Sin embargo, ese proceso conduce inevitablemente a la humanización de algunos de los cancerberos. Como se sabe, Levi entró en contacto con algunos de los funcionarios de la maquinaria de exterminio nazi cuando empezó a publicar sus textos y a convertirse en una figura pública. Uno de ellos fue Ferdinand Meyer. Gracias a las biografías de Iam Thomson (Primo Levi: A Life) y Marina Annissimov (Primo Levi: Tragedy of an Optimist), sabemos de la correspondencia que estableció Primo Levi con Meyer. Levi le dejó muy claro que aunque no sentía odio, tampoco podía perdonar. Este intercambio permitió al testigo acercarse a aquellos que participaron del sistema nazi, sin ser viles o infames, como sujetos “grises”. De este modo, Levi trataba de romper el marco binario entre “buenos” y “malos”, para adjudicarle toda la responsabilidad al sistema y no a sujetos específicos.
Este posicionamiento le ganó muchas críticas, incluso de algunos de los que corrieron su misma suerte en Auschwitz, como Hans Mayer, quien escribió, bajo el nombre de Jean Améry, Más allá de la culpa y la expiación: Tentativas de superación de una víctima de la violencia. Según Levi, Jean Améry lo consideraba un “perdonador”, quizás porque su búsqueda de la “comprensión” opacaba de alguna manera la dimensión de la tragedia y la responsabilidad de los culpables.
Miami y el resentimiento
Las contribuciones de Améry a los debates sobre el perdón me parecen fundamentales para pensar el lugar de la justicia en la reconstrucción del pasado y en la imaginación de la memoria colectiva.
En Más allá de la culpa y la expiación, Améry asegura que solo es capaz de perdonar a sus victimarios quien “consiente que su individualidad se disuelva en la sociedad, y es capaz de concebirse como función del ámbito colectivo”. Es decir, aquel que se acepta “como una pieza desindividualizada e intercambiable del mecanismo social”, en función de un contrato que busca “superar el pasado” a partir de diluir la experiencia traumática y la figura del testigo, en una narrativa colectiva y acomodaticia.
Para Améry, este proceso forma parte de los lenguajes del verdugo, de ahí que los llamados a la reconciliación son siempre sospechosos porque atentan contra la Historia misma. Es un absurdo, explicaba, “que se me exija objetividad en la confrontación con mis verdugos, con sus cómplices o tan solo con los testigos mudos. El crimen como tal no posee ningún carácter objetivo”, explicaba.

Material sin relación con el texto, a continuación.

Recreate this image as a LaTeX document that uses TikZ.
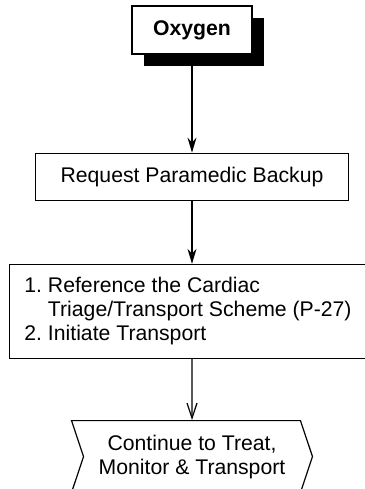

El “resentimiento” es el nodo desde donde se posicionó como testigo. Se trataba, explicó, de que el verdugo se viera obligado a enfrentar la verdad de su crimen. En su argumentación, Jean Améry cargó contra la psicología que construye a las víctimas como sujetos enfermos y perturbados; también contra Nietzsche, quien en su Genealogía de la moral había hablado del resentimiento como una categoría contaminada por la venganza y la falta de integridad. “Así habló quien soñaba con la síntesis del bárbaro y del superhombre”, respondió.
En el caso cubano, la noción de “resentimiento” ha estado asociada generalmente a los lenguajes del exilio. Es una categoría cargada con un sentido peyorativo. Dentro de esta lógica, los exiliados cubanos no son más que seres rencorosos, movilizados por la venganza, porque no han podido “superar el pasado”.
Sin embargo, como demuestra Améry, la noción de resentimiento no necesariamente tiene que estar asociada a la venganza, a lo afectivo, o a lo psicológico, sino que es, ante todo, una categoría política y filosófica. El reto es convertir el resentimiento en un espacio productivo de memoria y no en un repertorio de nociones vacías de la Guerra Fría. La idea es convertir el acto de (re)sentir en un proceso de actualización del pasado que haga de la memoria un espacio no solo de archivo, sino de pensamiento crítico.